Number of MeshBlocks = 7687; 3591  created, 0 destroyed during this simulation.

The interesting/relevant information here are

• the "New Mesh structure after (de)refinement" message indicates that load balancing and/or mesh refinement happened
• the performance per cycle, e.g., cycle=3 time=8.7890624999999991e-04 dt=2.9296874999999999e-04 zone-cycles/wsec_step=1.81e+07 wsec_step=1.72e+00 zone-cycles/wsec=4.08e+06 wsec_AMR=5.92e+00 where the last number shows how much time (in wall seconds) was spent just doing AMR/loadbalancing. In this example this is 5.92 seconds compared to 1.72 seconds (wsec_step=1.72e+00) required for a timestep itself (without load balancing/AMR). Note that the timestep number is artificially bad given that not all parts of the test problem have been converted to the "pack of blocks" (MeshBlockPack) approach.
• Thus, the (or one of the) main goal of the Hackathon is to reduce the wsec_AMR time (as the wsec_step will automatically become better along the way with existing approaches)

A first reference

For the config files provided above on ThetaGPU

Config	wsec_AMR	wsec_step	ratio
1 GPU 16^3	5.92	1.72	3.44
1 Host core 16^3	1.1	2.0	0.55
1 GPU 32^3	2.20	0.89	2.47
1 Host core 32^3	1.57	3.25	0.48

Note, that the ratio should interpreted with care (there's little "computation" and lots of (host) "management" tasks in the load balancing and refinement so it's not a fair comparison).
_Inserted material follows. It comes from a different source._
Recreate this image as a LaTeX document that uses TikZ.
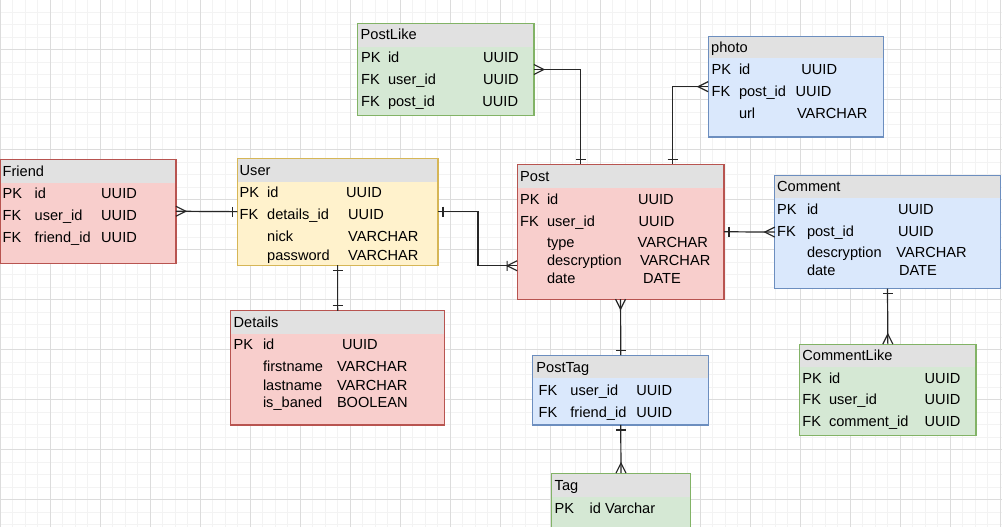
\documentclass[tikz,border=0pt]{standalone}
\usepackage{fontspec}
\setmainfont{Liberation Sans}
\usetikzlibrary{fit}
\definecolor{redfill}{HTML}{F8CECC}\definecolor{redline}{HTML}{B85450}
\definecolor{yelfill}{HTML}{FFF2CC}\definecolor{yelline}{HTML}{D6B656}
\definecolor{grnfill}{HTML}{D5E8D4}\definecolor{grnline}{HTML}{82B366}
\definecolor{blufill}{HTML}{DAE8FC}\definecolor{bluline}{HTML}{6C8EBF}
\definecolor{hdrcol}{HTML}{E1E1E1}
\definecolor{gridminor}{HTML}{F3F3F3}
\definecolor{gridmajor}{HTML}{DCDCDC}
\newcommand\ertable[7]{%
  \node[fit={(#2,#3) (#4,#5)}, inner sep=0pt, fill=#7fill] (#1) {};
  \fill[hdrcol] (#2,#3) rectangle (#4,#6);
  \draw[draw=#7line, line width=1.2pt] (#1.north west) rectangle (#1.south east);
}
\tikzset{
  txt/.style={anchor=base west, inner sep=0pt, text=black, font=\fontsize{14.6}{17}\selectfont},
  conn/.style={draw=black!85, line width=1.2pt},
  onemark/.pic={\draw[conn] (5,-5) -- (5,5);},
  manymark/.pic={\draw[conn] (0,-5) -- (10,0) -- (0,5);},
  onemanymark/.pic={\draw[conn] (0,-5) -- (10,0) -- (0,5) (10,-5) -- (10,5);},
}
\begin{document}
\begin{tikzpicture}[x=1pt,y=-1pt]
\useasboundingbox (0,0) rectangle (1002,527);
\clip (0,0) rectangle (1002,527);
\fill[white] (0,0) rectangle (1002,527);
% grid
\foreach \i in {0,...,80} {
  \pgfmathsetmacro\xx{12.5*\i}
  \draw[gridminor, line width=0.9pt] (\xx,0) -- (\xx,527);
}
\foreach \i in {0,...,43} {
  \pgfmathsetmacro\yy{12.5*\i-0.5}
  \draw[gridminor, line width=0.9pt] (0,\yy) -- (1002,\yy);
}
\foreach \i in {0,...,20} {
  \draw[gridmajor, line width=0.9pt] (50*\i,0) -- (50*\i,527);
}
\foreach \i in {0,...,10} {
  \pgfmathsetmacro\yy{50*\i-0.5}
  \draw[gridmajor, line width=0.9pt] (0,\yy) -- (1002,\yy);
}

% tables
\ertable{friend}{0.5}{159.5}{175.7}{263}{182.7}{red}
\ertable{user}{237.5}{158.3}{437.7}{265}{182.3}{yel}
\ertable{postlike}{358}{24}{533.7}{115}{46.7}{grn}
\ertable{photo}{708.3}{36.7}{883.3}{136.7}{58.5}{blu}
\ertable{post}{517.3}{164.5}{723.8}{299}{187.5}{red}
\ertable{comment}{775}{175.7}{1000}{288.5}{197.7}{blu}
\ertable{details}{231}{311}{444.3}{424.7}{333.7}{red}
\ertable{posttag}{533}{355.3}{708.5}{424.7}{378}{blu}
\ertable{commentlike}{800}{344.3}{975.7}{435}{367.3}{grn}
\ertable{tag}{552}{473.3}{690}{545}{496.7}{grn}

% Friend
\node[txt] (friend-t) at (2.5,176.7) {Friend};
\node[txt] (friend-1a) at (2.5,198.3) {PK};
\node[txt] (friend-1b) at (34.5,198.3) {id};
\node[txt] (friend-1c) at (101,198.3) {UUID};
\node[txt] (friend-2a) at (2.5,220.7) {FK};
\node[txt] (friend-2b) at (34.5,220.7) {user\_id};
\node[txt] (friend-2c) at (101,220.7) {UUID};
\node[txt] (friend-3a) at (2.5,242.7) {FK};
\node[txt] (friend-3b) at (34.5,242.7) {friend\_id};
\node[txt] (friend-3c) at (101,242.7) {UUID};
% User
\node[txt] (user-t) at (239.5,175) {User};
\node[txt] (user-1a) at (239.5,197.7) {PK};
\node[txt] (user-1b) at (267,197.7) {id};
\node[txt] (user-1c) at (346,197.7) {UUID};
\node[txt] (user-2a) at (239.5,219.3) {FK};
\node[txt] (user-2b) at (267,219.3) {details\_id};
\node[txt] (user-2c) at (348,219.3) {UUID};
\node[txt] (user-3b) at (267,241.7) {nick};
\node[txt] (user-3c) at (348,241.7) {VARCHAR};
\node[txt] (user-4b) at (267,260) {password};
\node[txt] (user-4c) at (348,260) {VARCHAR};
% PostLike
\node[txt] (postlike-t) at (360.5,40) {PostLike};
\node[txt] (postlike-1a) at (361,62.7) {PK};
\node[txt] (postlike-1b) at (387.8,62.7) {id};
\node[txt] (postlike-1c) at (482.8,62.7) {UUID};
\node[txt] (postlike-2a) at (361,84.3) {FK};
\node[txt] (postlike-2b) at (387.8,84.3) {user\_id};
\node[txt] (postlike-2c) at (482.8,84.3) {UUID};
\node[txt] (postlike-3a) at (361,106.7) {FK};
\node[txt] (postlike-3b) at (387.8,106.7) {post\_id};
\node[txt] (postlike-3c) at (482.2,106.7) {UUID};
% photo
\node[txt] (photo-t) at (711,52.5) {photo};
\node[txt] (photo-1a) at (711.5,74.3) {PK};
\node[txt] (photo-1b) at (738.8,74.3) {id};
\node[txt] (photo-1c) at (801.2,74.3) {UUID};
\node[txt] (photo-2a) at (711.5,96.7) {FK};
\node[txt] (photo-2b) at (738.8,96.7) {post\_id};
\node[txt] (photo-2c) at (795.5,96.7) {UUID};
\node[txt] (photo-3b) at (738.8,118.3) {url};
\node[txt] (photo-3c) at (796.8,118.3) {VARCHAR};
% Post
\node[txt] (post-t) at (520,181.7) {Post};
\node[txt] (post-1a) at (520,204) {PK};
\node[txt] (post-1b) at (546.8,204) {id};
\node[txt] (post-1c) at (637.8,204) {UUID};
\node[txt] (post-2a) at (520,226) {FK};
\node[txt] (post-2b) at (546.8,226) {user\_id};
\node[txt] (post-2c) at (638.5,226) {UUID};
\node[txt] (post-3b) at (546.8,247.7) {type};
\node[txt] (post-3c) at (637.5,247.7) {VARCHAR};
\node[txt] (post-4b) at (546.8,265.7) {descryption};
\node[txt] (post-4c) at (639.8,265.7) {VARCHAR};
\node[txt] (post-5b) at (546.8,283.3) {date};
\node[txt] (post-5c) at (642.8,283.3) {DATE};
% Comment
\node[txt] (comment-t) at (777,191.7) {Comment};
\node[txt] (comment-1a) at (777,214) {PK};
\node[txt] (comment-1b) at (806.8,214) {id};
\node[txt] (comment-1c) at (897.8,214) {UUID};
\node[txt] (comment-2a) at (777,236) {FK};
\node[txt] (comment-2b) at (806.8,236) {post\_id};
\node[txt] (comment-2c) at (897.8,236) {UUID};
\node[txt] (comment-3b) at (806.8,257.7) {descryption};
\node[txt] (comment-3c) at (896.2,257.7) {VARCHAR};
\node[txt] (comment-4b) at (806.8,275.3) {date};
\node[txt] (comment-4c) at (898.8,275.3) {DATE};
% Details
\node[txt] (details-t) at (233.5,327.7) {Details};
\node[txt] (details-1a) at (233.5,349.3) {PK};
\node[txt] (details-1b) at (262.8,349.3) {id};
\node[txt] (details-1c) at (341.8,349.3) {UUID};
\node[txt] (details-2b) at (262.8,371.7) {firstname};
\node[txt] (details-2c) at (336.8,371.7) {VARCHAR};
\node[txt] (details-3b) at (262.8,390) {lastname};
\node[txt] (details-3c) at (336.8,390) {VARCHAR};
\node[txt] (details-4b) at (262.8,407.7) {is\_baned};
\node[txt] (details-4c) at (336.8,407.7) {BOOLEAN};
% PostTag
\node[txt] (posttag-t) at (536.2,372.3) {PostTag};
\node[txt] (posttag-1a) at (538.5,395.7) {FK};
\node[txt] (posttag-1b) at (570.2,395.7) {user\_id};
\node[txt] (posttag-1c) at (636.2,395.7) {UUID};
\node[txt] (posttag-2a) at (538.5,417.7) {FK};
\node[txt] (posttag-2b) at (570.2,417.7) {friend\_id};
\node[txt] (posttag-2c) at (636.2,417.7) {UUID};
% CommentLike
\node[txt] (commentlike-t) at (802.2,360.7) {CommentLike};
\node[txt] (commentlike-1a) at (802.2,383.3) {PK};
\node[txt] (commentlike-1b) at (828.8,383.3) {id};
\node[txt] (commentlike-1c) at (924.5,383.3) {UUID};
\node[txt] (commentlike-2a) at (802.2,404.3) {FK};
\node[txt] (commentlike-2b) at (828.8,404.3) {user\_id};
\node[txt] (commentlike-2c) at (924.5,404.3) {UUID};
\node[txt] (commentlike-3a) at (802.2,426.7) {FK};
\node[txt] (commentlike-3b) at (828.8,426.7) {comment\_id};
\node[txt] (commentlike-3c) at (924.5,426.7) {UUID};
% Tag
\node[txt] (tag-t) at (554.5,490) {Tag};
\node[txt] (tag-1a) at (554.5,513.3) {PK};
\node[txt] (tag-1b) at (589.5,513.3) {id Varchar};

% connectors
\draw[conn] (friend.east) -- (user.west);
\draw[conn] (user.east) -- ++(40,0) |- ([yshift=-34pt]post.west);
\draw[conn] (postlike.east) -| ([xshift=-40pt]post.north);
\draw[conn] (photo.west) -| ([xshift=52pt]post.north);
\draw[conn] (post.east) -- (comment.west);
\draw[conn] (post.south) -- (posttag.north);
\draw[conn] (posttag.south) -- (tag.north);
\draw[conn] (comment.south) -- (commentlike.north);
\draw[conn] (user.south) -- (details.north);

% end marks
\path (friend.east) pic {manymark};
\path (user.west) pic[rotate=180] {onemark};
\path (user.east) pic {onemark};
\path ([yshift=-34pt]post.west) pic[rotate=180] {onemanymark};
\path (postlike.east) pic {manymark};
\path ([xshift=-40pt]post.north) pic[rotate=90] {onemark};
\path (photo.west) pic[rotate=180] {manymark};
\path ([xshift=52pt]post.north) pic[rotate=90] {onemark};
\path (post.east) pic {onemark};
\path (comment.west) pic[rotate=180] {manymark};
\path (post.south) pic[rotate=-90] {manymark};
\path (posttag.north) pic[rotate=90] {onemark};
\path (posttag.south) pic[rotate=-90] {onemark};
\path (tag.north) pic[rotate=90] {manymark};
\path (comment.south) pic[rotate=-90] {onemark};
\path (commentlike.north) pic[rotate=90] {manymark};
\path (user.south) pic[rotate=-90] {onemark};
\path (details.north) pic[rotate=90] {onemark};
\end{tikzpicture}
\end{document}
You may also notice that the startup time on GPUs is significantly longer than on host only, which is likely also related to the mesh initialization that also includes refinement and creating lots of blocks (and thus memory allocations).

Collecting profiling data

1. Build the connector (which allows named regions and kernel names to be properly shown in the profiler rather than the long names deduced from the templates)

git clone https://github.com/kokkos/kokkos-tools.git
cd kokkos-tools/profiling/nvprof-connector
export CUDA_ROOT=/usr/local/cuda
make

Now there should be a kp_nvprof_connector.so file.

3. Collect the data (using Nsight Systems as nvprof and nvvp are deprecated)

# "enable" the Kokkos profiling tool
export KOKKOS_PROFILE_LIBRARY=/PATH/TO/kokkos-tools/profiling/nvprof-connector/kp_nvprof_connector.so


# collect the actual data
nsys profile -o my_profile ./example/advection/advection-example -i /grand/gpu_hack/parthenon/ref/parthinput.block16

Now there should be a my_profile.qdrep file (that should be copied to system with a desktop environment).

4. Analyze the data

• Start the GUI (nsys-ui)
• Go to Tools - Options and set "Rename CUDA Kernels by NVTX" to "Yes" to get the Kokkos labels shown on the GUI.